> [DIRECTIONS FOR THIS TASK] In the material below, please retype the lines from the very first through the one with "ytick_vals = [5, 10, 15, 20]", exactly and without pictures.

Entries with chart source code:
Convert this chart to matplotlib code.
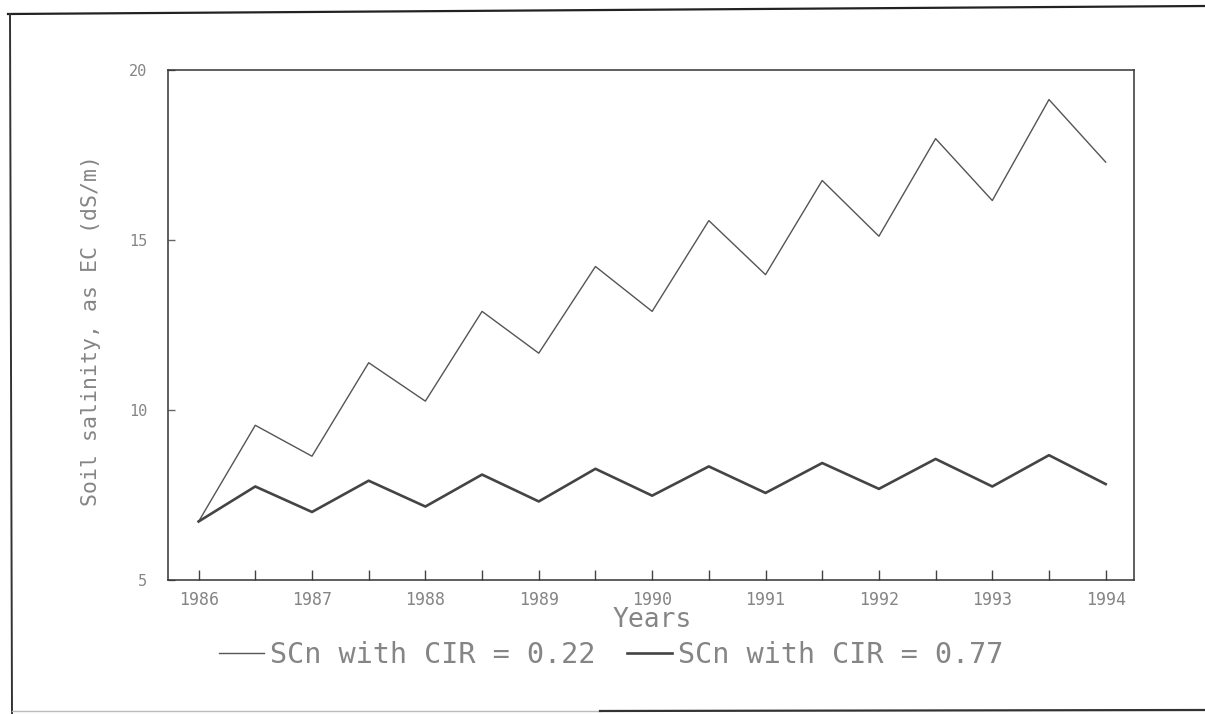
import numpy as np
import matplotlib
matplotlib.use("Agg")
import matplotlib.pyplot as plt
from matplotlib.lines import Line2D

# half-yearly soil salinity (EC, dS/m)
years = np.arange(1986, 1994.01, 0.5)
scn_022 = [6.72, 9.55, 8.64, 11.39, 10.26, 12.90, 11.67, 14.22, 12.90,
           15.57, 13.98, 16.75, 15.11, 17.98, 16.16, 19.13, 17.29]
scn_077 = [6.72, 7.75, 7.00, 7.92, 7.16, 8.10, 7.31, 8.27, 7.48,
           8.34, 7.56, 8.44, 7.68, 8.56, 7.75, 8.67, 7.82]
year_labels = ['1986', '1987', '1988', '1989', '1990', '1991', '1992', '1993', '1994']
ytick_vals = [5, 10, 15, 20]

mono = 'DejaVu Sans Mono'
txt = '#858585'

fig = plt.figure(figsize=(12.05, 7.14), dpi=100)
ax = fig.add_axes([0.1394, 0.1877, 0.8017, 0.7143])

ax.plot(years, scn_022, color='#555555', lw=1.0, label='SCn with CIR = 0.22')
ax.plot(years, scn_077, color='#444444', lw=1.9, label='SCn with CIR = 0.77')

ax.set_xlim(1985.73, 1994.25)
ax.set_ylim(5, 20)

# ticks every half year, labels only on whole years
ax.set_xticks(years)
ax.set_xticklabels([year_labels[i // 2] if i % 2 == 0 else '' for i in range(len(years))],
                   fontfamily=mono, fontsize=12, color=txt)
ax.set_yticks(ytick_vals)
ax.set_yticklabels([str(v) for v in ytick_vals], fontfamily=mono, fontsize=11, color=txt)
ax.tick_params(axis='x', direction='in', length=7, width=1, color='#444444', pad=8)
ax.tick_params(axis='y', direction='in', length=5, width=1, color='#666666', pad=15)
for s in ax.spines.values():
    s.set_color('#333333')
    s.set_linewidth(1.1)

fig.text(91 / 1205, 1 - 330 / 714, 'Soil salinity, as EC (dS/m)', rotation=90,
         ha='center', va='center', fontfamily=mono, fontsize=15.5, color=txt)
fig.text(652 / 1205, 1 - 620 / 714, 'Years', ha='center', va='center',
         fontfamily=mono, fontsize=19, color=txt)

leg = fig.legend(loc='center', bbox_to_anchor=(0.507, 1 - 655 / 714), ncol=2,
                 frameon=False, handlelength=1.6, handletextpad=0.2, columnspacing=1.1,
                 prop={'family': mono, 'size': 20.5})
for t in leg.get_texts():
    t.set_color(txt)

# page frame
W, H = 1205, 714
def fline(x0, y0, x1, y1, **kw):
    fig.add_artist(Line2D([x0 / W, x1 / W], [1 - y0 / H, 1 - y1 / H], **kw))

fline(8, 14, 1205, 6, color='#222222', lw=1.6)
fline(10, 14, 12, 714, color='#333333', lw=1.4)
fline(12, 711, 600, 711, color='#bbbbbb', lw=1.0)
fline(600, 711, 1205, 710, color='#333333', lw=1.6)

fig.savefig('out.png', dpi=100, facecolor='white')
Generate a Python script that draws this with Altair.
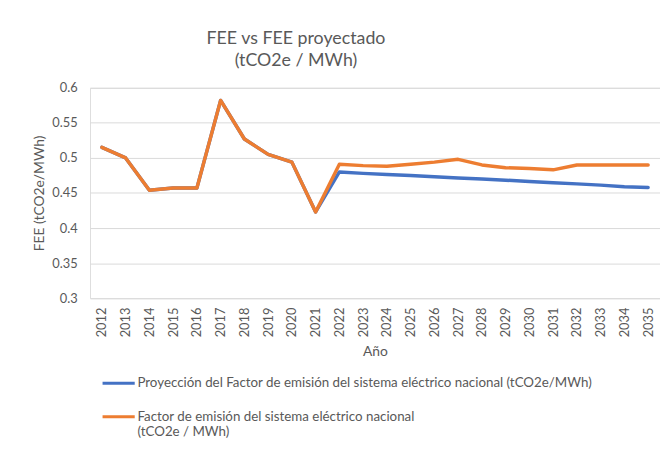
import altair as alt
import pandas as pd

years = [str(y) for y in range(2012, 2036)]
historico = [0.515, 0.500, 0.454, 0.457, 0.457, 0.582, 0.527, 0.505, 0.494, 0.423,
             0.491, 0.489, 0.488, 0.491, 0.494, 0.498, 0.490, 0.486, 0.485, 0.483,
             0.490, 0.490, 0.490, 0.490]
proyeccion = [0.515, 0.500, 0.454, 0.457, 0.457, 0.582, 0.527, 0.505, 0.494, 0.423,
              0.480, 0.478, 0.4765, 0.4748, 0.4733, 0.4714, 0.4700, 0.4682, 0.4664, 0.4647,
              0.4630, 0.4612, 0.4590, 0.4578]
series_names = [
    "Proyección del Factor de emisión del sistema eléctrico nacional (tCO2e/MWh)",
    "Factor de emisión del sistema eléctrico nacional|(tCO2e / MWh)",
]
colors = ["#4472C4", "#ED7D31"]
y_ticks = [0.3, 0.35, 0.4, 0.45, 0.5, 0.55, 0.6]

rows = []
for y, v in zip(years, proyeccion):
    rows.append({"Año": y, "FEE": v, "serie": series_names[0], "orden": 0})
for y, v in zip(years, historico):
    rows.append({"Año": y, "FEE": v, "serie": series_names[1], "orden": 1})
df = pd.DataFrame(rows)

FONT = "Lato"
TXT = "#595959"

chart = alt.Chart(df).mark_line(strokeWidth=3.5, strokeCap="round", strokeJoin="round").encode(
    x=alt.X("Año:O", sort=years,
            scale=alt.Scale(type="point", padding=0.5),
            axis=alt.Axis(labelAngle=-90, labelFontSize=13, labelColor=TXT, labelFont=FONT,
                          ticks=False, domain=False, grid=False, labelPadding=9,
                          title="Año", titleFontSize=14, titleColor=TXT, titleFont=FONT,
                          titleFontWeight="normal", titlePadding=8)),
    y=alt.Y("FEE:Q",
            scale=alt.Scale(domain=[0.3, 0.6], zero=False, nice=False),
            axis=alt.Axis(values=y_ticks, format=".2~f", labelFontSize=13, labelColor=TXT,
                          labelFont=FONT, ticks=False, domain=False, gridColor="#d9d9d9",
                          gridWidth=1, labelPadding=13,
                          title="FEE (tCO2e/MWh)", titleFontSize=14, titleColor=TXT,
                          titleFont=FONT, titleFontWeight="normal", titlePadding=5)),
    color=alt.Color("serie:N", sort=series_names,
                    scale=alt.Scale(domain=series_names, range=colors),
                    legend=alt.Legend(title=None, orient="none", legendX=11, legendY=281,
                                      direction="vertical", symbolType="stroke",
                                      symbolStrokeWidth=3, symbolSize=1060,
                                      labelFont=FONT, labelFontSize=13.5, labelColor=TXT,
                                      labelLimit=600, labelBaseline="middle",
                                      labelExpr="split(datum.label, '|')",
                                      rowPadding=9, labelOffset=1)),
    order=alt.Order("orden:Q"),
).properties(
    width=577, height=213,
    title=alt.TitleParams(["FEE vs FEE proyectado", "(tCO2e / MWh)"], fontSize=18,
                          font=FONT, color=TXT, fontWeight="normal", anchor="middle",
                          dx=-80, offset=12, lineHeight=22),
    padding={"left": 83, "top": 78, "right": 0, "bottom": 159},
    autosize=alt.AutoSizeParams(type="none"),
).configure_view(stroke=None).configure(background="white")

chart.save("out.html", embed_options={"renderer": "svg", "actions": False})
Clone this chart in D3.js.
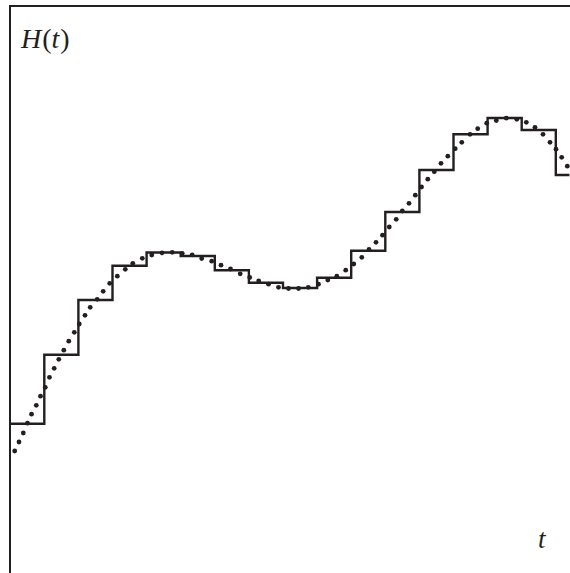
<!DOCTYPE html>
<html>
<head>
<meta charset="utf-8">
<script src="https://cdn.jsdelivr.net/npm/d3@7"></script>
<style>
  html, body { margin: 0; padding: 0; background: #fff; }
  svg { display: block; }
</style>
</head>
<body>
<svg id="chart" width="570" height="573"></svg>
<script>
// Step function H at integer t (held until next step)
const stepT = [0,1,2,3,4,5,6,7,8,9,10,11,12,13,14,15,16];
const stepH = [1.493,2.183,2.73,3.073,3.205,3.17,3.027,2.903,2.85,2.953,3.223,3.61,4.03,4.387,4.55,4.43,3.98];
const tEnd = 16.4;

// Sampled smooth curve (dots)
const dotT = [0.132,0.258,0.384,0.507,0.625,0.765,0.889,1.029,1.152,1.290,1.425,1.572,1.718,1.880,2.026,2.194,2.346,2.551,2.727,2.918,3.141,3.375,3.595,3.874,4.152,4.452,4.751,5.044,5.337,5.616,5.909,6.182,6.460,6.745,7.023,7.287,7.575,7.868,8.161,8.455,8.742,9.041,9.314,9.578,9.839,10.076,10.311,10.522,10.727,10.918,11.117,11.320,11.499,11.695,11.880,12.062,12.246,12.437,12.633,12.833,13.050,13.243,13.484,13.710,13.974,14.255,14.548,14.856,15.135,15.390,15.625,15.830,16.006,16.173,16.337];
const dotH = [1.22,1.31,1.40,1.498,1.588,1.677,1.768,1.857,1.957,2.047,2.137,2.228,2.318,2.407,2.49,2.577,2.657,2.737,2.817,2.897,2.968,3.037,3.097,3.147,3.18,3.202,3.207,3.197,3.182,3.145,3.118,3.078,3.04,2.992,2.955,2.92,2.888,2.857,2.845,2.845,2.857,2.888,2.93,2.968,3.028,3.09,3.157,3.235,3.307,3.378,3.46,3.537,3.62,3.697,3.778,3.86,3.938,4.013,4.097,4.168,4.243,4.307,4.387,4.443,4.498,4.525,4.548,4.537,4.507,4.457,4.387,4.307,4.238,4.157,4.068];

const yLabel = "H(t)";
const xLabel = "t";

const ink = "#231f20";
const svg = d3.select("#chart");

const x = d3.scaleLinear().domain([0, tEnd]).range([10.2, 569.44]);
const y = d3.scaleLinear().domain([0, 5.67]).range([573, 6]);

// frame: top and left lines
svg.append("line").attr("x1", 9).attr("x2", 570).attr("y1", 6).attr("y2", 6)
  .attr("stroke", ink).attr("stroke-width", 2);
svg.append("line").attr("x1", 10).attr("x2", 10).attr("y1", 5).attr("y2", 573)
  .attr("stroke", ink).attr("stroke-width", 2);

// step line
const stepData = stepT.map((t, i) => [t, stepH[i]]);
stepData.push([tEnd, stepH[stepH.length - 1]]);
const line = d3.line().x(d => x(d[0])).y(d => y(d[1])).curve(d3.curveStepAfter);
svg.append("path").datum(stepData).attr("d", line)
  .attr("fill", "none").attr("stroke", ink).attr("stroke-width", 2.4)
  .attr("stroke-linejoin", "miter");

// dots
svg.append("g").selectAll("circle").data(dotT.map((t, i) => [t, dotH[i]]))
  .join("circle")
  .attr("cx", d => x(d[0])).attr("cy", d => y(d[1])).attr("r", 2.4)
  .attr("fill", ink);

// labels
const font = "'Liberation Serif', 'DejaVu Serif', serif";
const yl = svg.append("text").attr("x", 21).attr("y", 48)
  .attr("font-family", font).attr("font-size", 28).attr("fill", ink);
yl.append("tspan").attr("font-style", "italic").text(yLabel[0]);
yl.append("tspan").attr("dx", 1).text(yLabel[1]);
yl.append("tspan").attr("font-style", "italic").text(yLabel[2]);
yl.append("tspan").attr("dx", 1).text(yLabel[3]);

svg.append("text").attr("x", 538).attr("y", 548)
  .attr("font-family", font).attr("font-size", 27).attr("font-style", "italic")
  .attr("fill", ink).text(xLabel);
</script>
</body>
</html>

> [TASK SOLUTION]
Convert this chart to matplotlib code.
import numpy as np
import matplotlib
matplotlib.use("Agg")
import matplotlib.pyplot as plt
from matplotlib.lines import Line2D

# half-yearly soil salinity (EC, dS/m)
years = np.arange(1986, 1994.01, 0.5)
scn_022 = [6.72, 9.55, 8.64, 11.39, 10.26, 12.90, 11.67, 14.22, 12.90,
           15.57, 13.98, 16.75, 15.11, 17.98, 16.16, 19.13, 17.29]
scn_077 = [6.72, 7.75, 7.00, 7.92, 7.16, 8.10, 7.31, 8.27, 7.48,
           8.34, 7.56, 8.44, 7.68, 8.56, 7.75, 8.67, 7.82]
year_labels = ['1986', '1987', '1988', '1989', '1990', '1991', '1992', '1993', '1994']
ytick_vals = [5, 10, 15, 20]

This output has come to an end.